On July 4, 2010, poet Mary Oliver found a whale bone on the beach and wrote a poem about it.
She forged just the right poem for this summer day…
as always giving it a bigger view…(as do these fireworks envisioned by artists.)
Bone July 4, 2010
Understand, I am always trying to figure out
What the soul is,
And where hidden,
And what shape-
And so, last week,
When I found on the beach
The ear bone
Of a pilot whale that may have died
Hundreds of years ago, I thought
Maybe I was close
To discovering something-
For the ear bone
Is the portion that lasts longest
In any of us, man or whale…
And I thought: the soul
Might be like this-
So hard, so necessary-
Yet almost nothing
The gray sea
Was opening and shutting its wave-doors..

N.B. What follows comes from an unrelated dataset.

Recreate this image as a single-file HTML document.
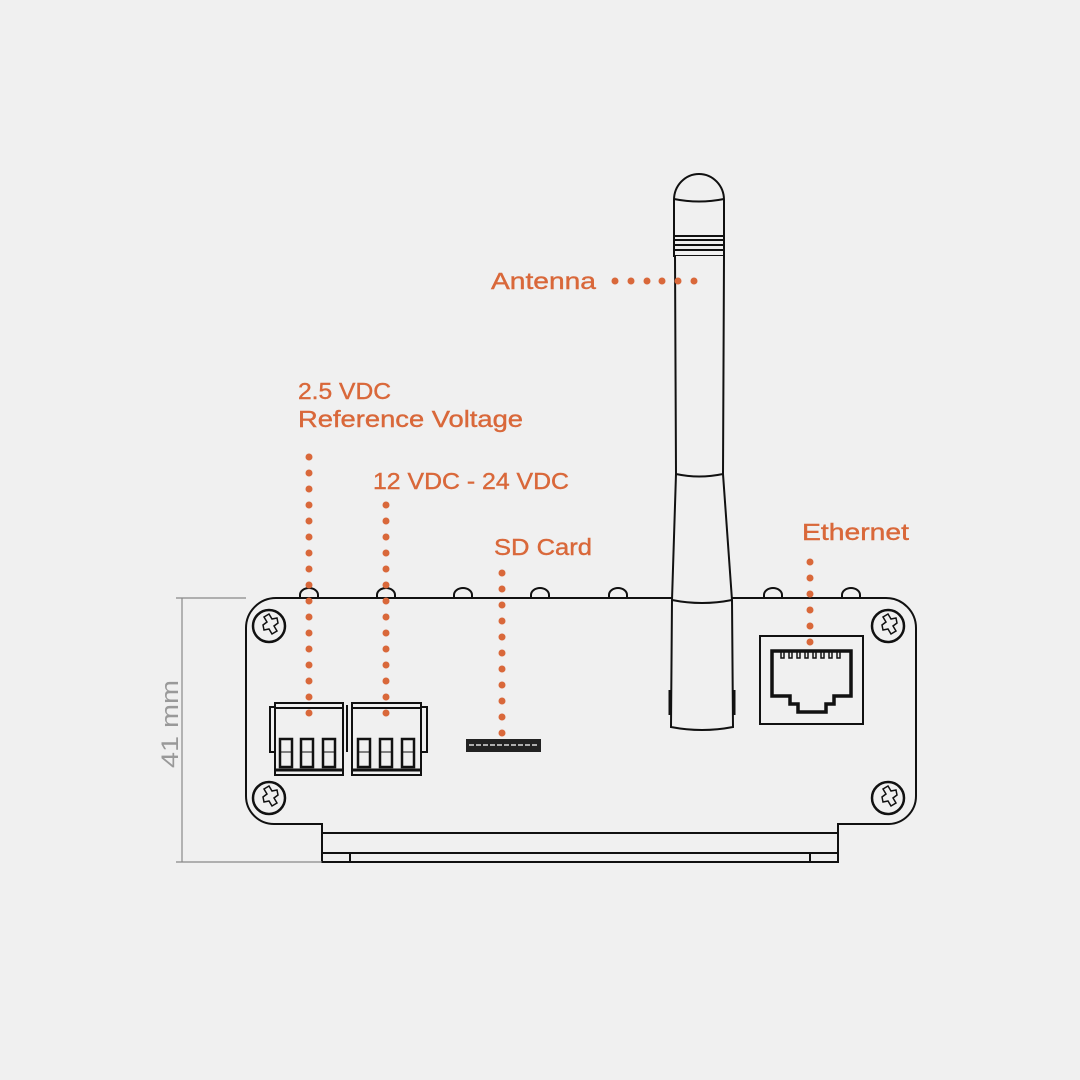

I looked but couldn’t see anything
Through its dark-knit glare;
Yet don’t we all know, the golden sand
Is there at the bottom,
Though our eyes have never seen it,
Nor can our hands ever catch it.
Lest we would sift it down
Into fractions, and facts-
And what the soul is, also
I believe I will never quite know.
Though I play at the edges of knowing,
Truly I know
Our part is not knowing,
But looking, and touching, and loving,
Which is the way I walked on,
Through the pale-pink morning light.
Wishing you a joyous Fourth!
Top: Cai Guo-Qiang, One Night Stand: Explosion Event (2013)
Middle: Giacomo Balla, Fireworks (1915) Italian Futurist Giacomo Balla conceived of his fireworks as a performance—he constructed a set made of solid geometric wood forms covered in fabric and colored paper. Inside these pyramid and prism forms, he placed electric lights, which operated rhythmically and creating unexpected movement and other effects. Set to the music of Igor Stravinsky, his goal was to evoke “the moods of fireworks,” rather than create a replica.